SUPPLIED MATERIAL:

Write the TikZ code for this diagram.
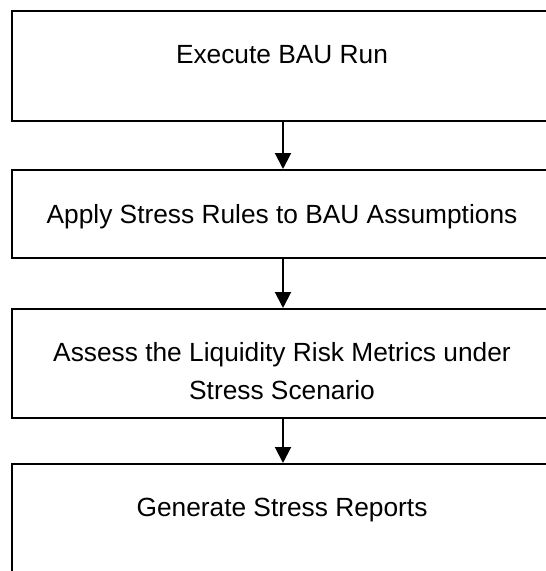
\documentclass[tikz,border=0pt]{standalone}
\usepackage{fontspec}
\setmainfont{Liberation Sans}
\usetikzlibrary{arrows.meta}
\begin{document}
\begin{tikzpicture}[x=1pt,y=-1pt,
  stepbox/.style={draw=black,line width=2pt,minimum width=542pt,inner sep=0pt,anchor=north west},
  lbl/.style={anchor=base,inner sep=0pt,font=\fontsize{26.3}{37.5}\selectfont,align=center},
  conn/.style={line width=2pt,-{Triangle[width=16pt,length=16pt]}}]
\useasboundingbox (0,0) rectangle (546,571);
\clip (0,0) rectangle (546,571);
\node[stepbox,minimum height=110pt] (b1) at (11,10) {};
\node[stepbox,minimum height=88pt] (b2) at (11,169) {};
\node[stepbox,minimum height=109pt] (b3) at (11,308) {};
\node[stepbox,minimum height=110pt] (b4) at (11,463) {};
\node[lbl] (t1) at (282,63) {Execute BAU Run};
\node[lbl] (t2) at (282,223) {Apply Stress Rules to BAU Assumptions};
\node[lbl] (t3) at (282,399) {Assess the Liquidity Risk Metrics under\\Stress Scenario};
\node[lbl] (t4) at (282,516) {Generate Stress Reports};
\draw[conn] (b1.south) -- (b2.north);
\draw[conn] (b2.south) -- (b3.north);
\draw[conn] (b3.south) -- (b4.north);
\end{tikzpicture}
\end{document}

WHAT YOU HAVE TO DO: Copy each line in full and exactly, omitting any picture.

TASK ANSWER:
Write the TikZ code for this diagram.
\documentclass[tikz,border=0pt]{standalone}
\usepackage{fontspec}
\setmainfont{Liberation Sans}
\usetikzlibrary{arrows.meta}
\begin{document}
\begin{tikzpicture}[x=1pt,y=-1pt,
  stepbox/.style={draw=black,line width=2pt,minimum width=542pt,inner sep=0pt,anchor=north west},
  lbl/.style={anchor=base,inner sep=0pt,font=\fontsize{26.3}{37.5}\selectfont,align=center},
  conn/.style={line width=2pt,-{Triangle[width=16pt,length=16pt]}}]
\useasboundingbox (0,0) rectangle (546,571);
\clip (0,0) rectangle (546,571);
\node[stepbox,minimum height=110pt] (b1) at (11,10) {};
\node[stepbox,minimum height=88pt] (b2) at (11,169) {};
\node[stepbox,minimum height=109pt] (b3) at (11,308) {};
\node[stepbox,minimum height=110pt] (b4) at (11,463) {};
\node[lbl] (t1) at (282,63) {Execute BAU Run};
\node[lbl] (t2) at (282,223) {Apply Stress Rules to BAU Assumptions};
\node[lbl] (t3) at (282,399) {Assess the Liquidity Risk Metrics under\\Stress Scenario};
\node[lbl] (t4) at (282,516) {Generate Stress Reports};
\draw[conn] (b1.south) -- (b2.north);
\draw[conn] (b2.south) -- (b3.north);
\draw[conn] (b3.south) -- (b4.north);
\end{tikzpicture}
\end{document}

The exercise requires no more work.